Cinderella’s gown is looking tired and tattered.
For about a dozen years, soybeans were the “it” crop in Manitoba as acres went from nothing to more than two million.
That Cinderella status is now in doubt as a number of producers have second thoughts about beans.
Why it matters: A decline in soybean production on the Prairies would affect markets and likely play a role in farmers’ seeding decisions next spring.
At a Keystone Agricultural Producers meeting held mid-November in Portage la Prairie, Man., four or five farmers reported disappointing soybean yields in their region of the province. Several predicted that acres will likely drop in 2019 because soybean yields were 10 to 20 bushels lower than canola.

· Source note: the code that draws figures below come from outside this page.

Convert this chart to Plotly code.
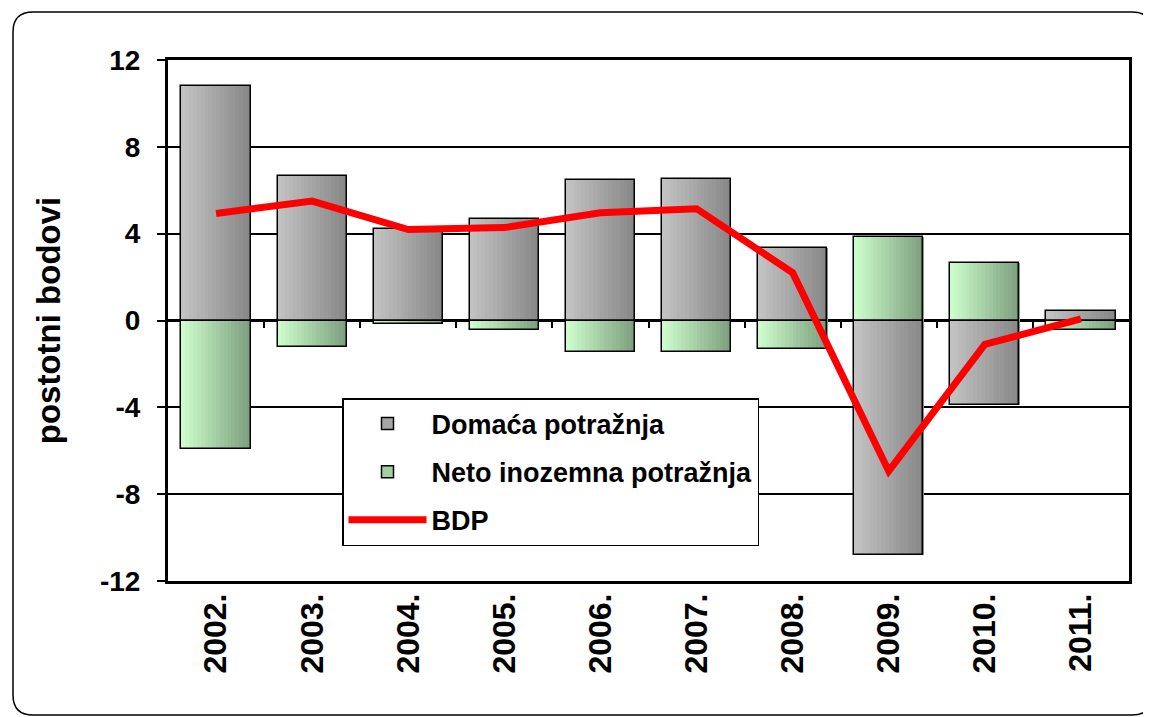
import plotly.graph_objects as go

years = ["2002.", "2003.", "2004.", "2005.", "2006.", "2007.", "2008.", "2009.", "2010.", "2011."]
domaca = [10.8, 6.64, 4.22, 4.68, 6.45, 6.54, 3.32, -10.78, -3.87, 0.46]
neto = [-5.9, -1.2, -0.18, -0.46, -1.47, -1.46, -1.29, 3.86, 2.66, -0.46]
bdp = [4.93, 5.5, 4.19, 4.28, 4.96, 5.15, 2.2, -6.94, -1.1, 0.08]
y_ticks = [-12, -8, -4, 0, 4, 8, 12]
y_ticktext = ["-12", "-8", "-4", "0", "4", "8", "12"]

names = ["Domaća potražnja", "Neto inozemna potražnja", "BDP"]

# page has an 8px body margin; work in page pixel coordinates minus that
OFF = 8
W_FIG, H_FIG = 1151 - OFF, 717 - OFF
ML, MT = 168 - OFF, 60 - OFF
PW = 1129 - 168
PH = 581 - 60
MR = W_FIG - ML - PW
MB = H_FIG - MT - PH

xs = list(range(len(years)))
BAR_W = 0.72
N = 18

def lerp(c1, c2, t):
    return "rgb(%d,%d,%d)" % tuple(round(a + (b - a) * t) for a, b in zip(c1, c2))

grey_l, grey_r = (194, 194, 194), (136, 136, 136)
green_l, green_r = (204, 252, 204), (126, 160, 126)

FONT = "Liberation Sans, Arial, sans-serif"

fig = go.Figure()

# legend-only entries
fig.add_trace(go.Bar(x=[None], y=[None], name=names[0], legendgroup="a",
                     marker=dict(color=lerp(grey_l, grey_r, 0.5), line=dict(color="black", width=1.5))))
fig.add_trace(go.Bar(x=[None], y=[None], name=names[1], legendgroup="b",
                     marker=dict(color=lerp(green_l, green_r, 0.5), line=dict(color="black", width=1.5))))

# gradient slices
for series, cl, cr in ((domaca, grey_l, grey_r), (neto, green_l, green_r)):
    for i in range(N):
        t = i / (N - 1)
        fig.add_trace(go.Bar(
            x=xs, y=series, width=BAR_W / N * 1.08,
            offset=-BAR_W / 2 + i * BAR_W / N,
            marker=dict(color=lerp(cl, cr, t), line=dict(width=0)),
            showlegend=False, hoverinfo="skip"))

# outlines
for series in (domaca, neto):
    fig.add_trace(go.Bar(
        x=xs, y=series, width=BAR_W, offset=-BAR_W / 2,
        marker=dict(color="rgba(0,0,0,0)", line=dict(color="black", width=1.5)),
        showlegend=False))

# GDP line
fig.add_trace(go.Scatter(x=xs, y=bdp, mode="lines", name=names[2], legendgroup="c",
                         xaxis="x2", yaxis="y",
                         line=dict(color="#ff0000", width=7)))

def px(x):
    return (x - OFF - ML) / PW

def py(y):
    return (MT + PH - (y - OFF)) / PH

# rounded outer frame (page pixel coords)
x0, y0, x1, y1, r = 13, 12, 1152, 715, 20
path = (f"M {px(x0 + r)},{py(y0)} L {px(x1 - r)},{py(y0)} "
        f"Q {px(x1)},{py(y0)} {px(x1)},{py(y0 + r)} "
        f"L {px(x1)},{py(y1 - r)} Q {px(x1)},{py(y1)} {px(x1 - r)},{py(y1)} "
        f"L {px(x0 + r)},{py(y1)} Q {px(x0)},{py(y1)} {px(x0)},{py(y1 - r)} "
        f"L {px(x0)},{py(y0 + r)} Q {px(x0)},{py(y0)} {px(x0 + r)},{py(y0)} Z")

fig.update_layout(
    width=W_FIG, height=H_FIG,
    margin=dict(l=ML, r=MR, t=MT, b=MB),
    paper_bgcolor="white", plot_bgcolor="white",
    barmode="overlay", bargap=0,
    font=dict(family=FONT, color="black", weight="bold"),
    shapes=[dict(type="path", path=path, xref="paper", yref="paper",
                 line=dict(color="black", width=1.5), layer="below")],
    xaxis=dict(range=[-0.5, len(years) - 0.5], tickmode="array", tickvals=xs, ticktext=years,
               tickangle=-90, tickfont=dict(size=32, family=FONT, weight="bold"),
               showgrid=False, zeroline=False, showline=True, linecolor="black",
               linewidth=2.5, mirror=True, ticks="", fixedrange=True,
               ticklabelstandoff=-3),
    xaxis2=dict(range=[-0.5, len(years) - 0.5], overlaying="x", anchor="free", position=0.5,
                side="bottom", tickmode="array", tickvals=[i + 0.5 for i in xs[:-1]],
                ticks="outside", ticklen=6, tickwidth=1.5, tickcolor="black",
                showticklabels=False, showgrid=False, zeroline=False, showline=False),
    yaxis=dict(range=[-12, 12], tickmode="array", tickvals=y_ticks, ticktext=y_ticktext,
               tickfont=dict(size=28, family=FONT, weight="bold"),
               showgrid=True, gridcolor="black", gridwidth=1.5,
               zeroline=True, zerolinecolor="black", zerolinewidth=3,
               showline=True, linecolor="black", linewidth=3, mirror=True,
               ticks="outside", ticklen=8, tickwidth=1.5, tickcolor="black",
               ticklabelstandoff=11,
               title=dict(text="postotni bodovi", font=dict(size=33, family=FONT, weight="bold"),
                          standoff=30)),
    legend=dict(x=px(342), y=py(398), xanchor="left", yanchor="top",
                bgcolor="white", bordercolor="black", borderwidth=1.5,
                font=dict(size=27, family=FONT, weight="bold"),
                itemwidth=78, tracegroupgap=10, traceorder="grouped"),
    showlegend=True,
)

fig.write_html("out.html")
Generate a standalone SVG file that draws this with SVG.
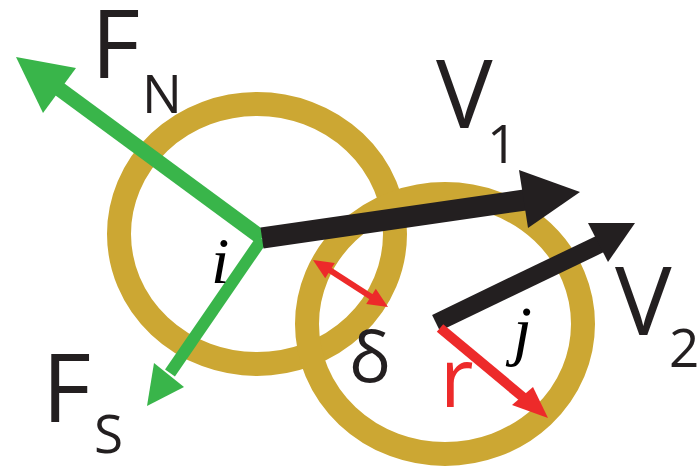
<svg xmlns="http://www.w3.org/2000/svg" width="698" height="468" viewBox="0 0 698 468">
<style>
.ring{fill:none;stroke:#CCA733;stroke-width:24}
.lbl{font-family:"Open Sans","Liberation Sans",sans-serif;fill:#231F20}
.it{font-family:"Liberation Serif",serif;font-style:italic;fill:#000}
.g{fill:#39B54A}
.gs{stroke:#39B54A;fill:none}
.k{fill:#231F20}
.ks{stroke:#231F20;fill:none}
.r{fill:#ED2A2A}
.rs{stroke:#ED2A2A;fill:none}
</style>
<rect width="698" height="468" fill="#fff"/>
<g id="particle-i">
<ellipse class="ring" cx="257" cy="234" rx="138" ry="130"/>
</g>
<g id="particle-j">
<ellipse class="ring" cx="445" cy="324" rx="138" ry="130"/>
</g>
<g id="connectors">
<line class="gs" x1="262" y1="238" x2="58" y2="88" stroke-width="15"/>
<polygon class="g" points="16,57 76,68 43,113"/>
<line class="gs" x1="262" y1="239" x2="170" y2="373" stroke-width="12"/>
<polygon class="g" points="147,406 154,363 184,387"/>
<line class="ks" x1="262" y1="238" x2="525" y2="200" stroke-width="21"/>
<polygon class="k" points="580,192 519,170 528,228"/>
<line class="ks" x1="436" y1="323" x2="600" y2="244" stroke-width="18"/>
<polygon class="k" points="635,223 588,223 608,262"/>
<line class="rs" x1="440" y1="328" x2="524" y2="398" stroke-width="10"/>
<polygon class="r" points="548,418 533,387 512,405"/>
<line class="rs" x1="328" y1="269" x2="373" y2="298" stroke-width="6"/>
<polygon class="r" points="313,260 325.2,278.2 334.8,263"/>
<polygon class="r" points="388,307 366.2,304 375.8,288.8"/>
</g>
<g id="labels">
<text class="lbl" x="91" y="78" font-size="95">F</text>
<text class="lbl" x="142" y="113" font-size="53">N</text>
<text class="lbl" x="436" y="128" font-size="95">V</text>
<text class="lbl" x="487" y="163" font-size="53">1</text>
<text class="lbl" x="42" y="422" font-size="95">F</text>
<text class="lbl" x="94" y="453" font-size="53">S</text>
<text class="lbl" x="615" y="335" font-size="95">V</text>
<text class="lbl" x="669" y="367" font-size="53">2</text>
<text class="lbl" x="349" y="382" font-size="70">δ</text>
<text class="lbl" x="440" y="407" font-size="82" style="fill:#ED2A2A">r</text>
<text class="it" x="211" y="283" font-size="66">i</text>
<text class="it" x="513" y="353" font-size="68">j</text>
</g>
</svg>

Dennis Lange, a Manitoba Agriculture provincial pulse specialist, has heard a similar vibe — producers are less enthusiastic about beans.
“We saw higher yields in canola and saw higher yields in other crops this year, so we’re probably going to see a drop in acres.”

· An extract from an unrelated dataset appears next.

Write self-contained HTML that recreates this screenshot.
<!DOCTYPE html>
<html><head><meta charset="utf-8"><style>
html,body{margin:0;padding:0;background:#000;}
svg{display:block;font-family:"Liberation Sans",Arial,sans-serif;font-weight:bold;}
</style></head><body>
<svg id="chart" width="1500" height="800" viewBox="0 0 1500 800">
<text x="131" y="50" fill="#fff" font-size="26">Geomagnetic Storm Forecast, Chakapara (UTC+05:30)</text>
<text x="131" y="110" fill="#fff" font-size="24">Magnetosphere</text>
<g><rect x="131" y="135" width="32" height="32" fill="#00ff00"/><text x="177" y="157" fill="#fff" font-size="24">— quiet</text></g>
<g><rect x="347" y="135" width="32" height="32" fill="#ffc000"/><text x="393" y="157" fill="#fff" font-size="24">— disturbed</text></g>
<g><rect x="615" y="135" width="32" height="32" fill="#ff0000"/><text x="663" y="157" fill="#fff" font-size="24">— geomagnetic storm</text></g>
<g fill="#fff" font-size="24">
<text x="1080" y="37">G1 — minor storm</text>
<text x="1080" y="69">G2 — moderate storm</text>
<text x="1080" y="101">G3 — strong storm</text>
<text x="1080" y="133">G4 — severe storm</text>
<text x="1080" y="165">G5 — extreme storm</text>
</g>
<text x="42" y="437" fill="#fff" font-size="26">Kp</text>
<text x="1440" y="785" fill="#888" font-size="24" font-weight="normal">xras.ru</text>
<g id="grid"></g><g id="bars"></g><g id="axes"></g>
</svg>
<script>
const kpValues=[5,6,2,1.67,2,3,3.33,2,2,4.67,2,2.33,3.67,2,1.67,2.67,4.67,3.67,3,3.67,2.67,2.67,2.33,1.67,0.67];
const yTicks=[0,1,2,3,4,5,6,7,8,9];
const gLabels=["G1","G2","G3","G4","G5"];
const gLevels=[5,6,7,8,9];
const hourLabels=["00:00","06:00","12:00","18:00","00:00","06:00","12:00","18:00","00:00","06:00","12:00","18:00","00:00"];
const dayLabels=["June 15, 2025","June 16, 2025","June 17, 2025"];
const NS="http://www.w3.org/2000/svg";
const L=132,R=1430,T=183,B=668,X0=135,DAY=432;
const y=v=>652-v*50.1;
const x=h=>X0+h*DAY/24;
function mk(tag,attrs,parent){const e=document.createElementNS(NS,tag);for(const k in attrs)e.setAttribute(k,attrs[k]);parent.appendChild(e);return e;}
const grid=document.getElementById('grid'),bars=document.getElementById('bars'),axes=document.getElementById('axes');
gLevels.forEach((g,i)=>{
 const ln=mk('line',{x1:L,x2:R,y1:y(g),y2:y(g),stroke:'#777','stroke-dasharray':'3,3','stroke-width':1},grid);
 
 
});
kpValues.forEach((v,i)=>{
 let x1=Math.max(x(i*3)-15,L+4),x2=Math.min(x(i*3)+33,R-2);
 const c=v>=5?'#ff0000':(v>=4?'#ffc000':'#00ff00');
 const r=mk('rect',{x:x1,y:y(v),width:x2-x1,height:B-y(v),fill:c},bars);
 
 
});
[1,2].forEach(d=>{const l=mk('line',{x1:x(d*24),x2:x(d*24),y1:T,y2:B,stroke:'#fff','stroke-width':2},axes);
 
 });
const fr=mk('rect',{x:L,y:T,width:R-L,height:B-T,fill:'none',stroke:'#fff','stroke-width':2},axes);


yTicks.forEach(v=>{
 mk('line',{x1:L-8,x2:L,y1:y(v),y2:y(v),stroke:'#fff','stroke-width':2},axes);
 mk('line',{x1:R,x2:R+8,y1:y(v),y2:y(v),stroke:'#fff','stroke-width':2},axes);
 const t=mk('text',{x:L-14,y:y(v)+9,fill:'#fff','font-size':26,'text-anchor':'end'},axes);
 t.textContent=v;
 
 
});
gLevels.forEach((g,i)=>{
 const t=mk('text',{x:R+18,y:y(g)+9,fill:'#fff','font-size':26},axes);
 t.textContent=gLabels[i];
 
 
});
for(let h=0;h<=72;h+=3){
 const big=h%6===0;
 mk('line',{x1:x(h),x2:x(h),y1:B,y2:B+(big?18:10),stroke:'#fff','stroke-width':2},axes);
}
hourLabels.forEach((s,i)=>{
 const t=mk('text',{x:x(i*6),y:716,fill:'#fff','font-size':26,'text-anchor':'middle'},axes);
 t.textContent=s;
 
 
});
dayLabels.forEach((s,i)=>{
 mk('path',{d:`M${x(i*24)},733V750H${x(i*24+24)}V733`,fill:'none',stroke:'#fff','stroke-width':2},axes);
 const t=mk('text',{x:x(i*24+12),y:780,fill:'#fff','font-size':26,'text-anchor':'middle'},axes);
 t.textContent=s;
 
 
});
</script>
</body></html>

Manitoba had 2.3 million acres of soybeans in 2017 and 1.9 million this year.
In 2019, Lange expects a further decline of 300,000.
“I’ll throw a number out there: 1.6 million. That’s a number I’m comfortable with.”
Reports from Saskatchewan also point to an acreage decline.
Based on Soy Canada numbers, the province had 850,000 acres of soybeans in 2017 and 407,000 in 2018.
Soybean growers in the province had a poor crop in 2017 with yields of 15 to 25 bu. per acre.
Yields improved this fall, but the provincial average is likely below 30.
“I would say better than 2017, but that’s a very low bar to (exceed). I still don’t think they (soybeans) are going to be very economical, relative to other crops,” said Gerrid Gust, who farms near Davidson, Sask., and grew 400 acres of soybeans.
“The yield relative to canola or other pulses in the rotation, we’re not there yet.”
Soybean acres will likely take a hit in 2019, Gust added.
And if India removes its import tariffs on pulse crops, prompting a jump in pea and lentil prices, soybeans could see a dramatic drop in Saskatchewan.
In Manitoba, Lange figures the average yield will be 32 to 34 bu. per acre. That’s not horrible, but it’s well below the record 42 bu. average set in 2016.
The main reason for substandard yields was hot and dry weather in July and August. Soybeans need moisture in early August for pod fill.
If canola yields were sub-par this year, growers could accept soybeans in the low 30s. However, reports indicate that canola yields were relatively strong in Manitoba.
Many producers had yields of about 50 bu. per acre, and the provincial average yield could be 44 bu. per acre, said Chuck Fossay, Manitoba Canola Growers Association president.
The acreage backslide in Manitoba and Saskatchewan may be a temporary setback, but it seems like Canada’s soybean industry needs a better year in 2019 to restore the crop’s once-glittering status on the prairies.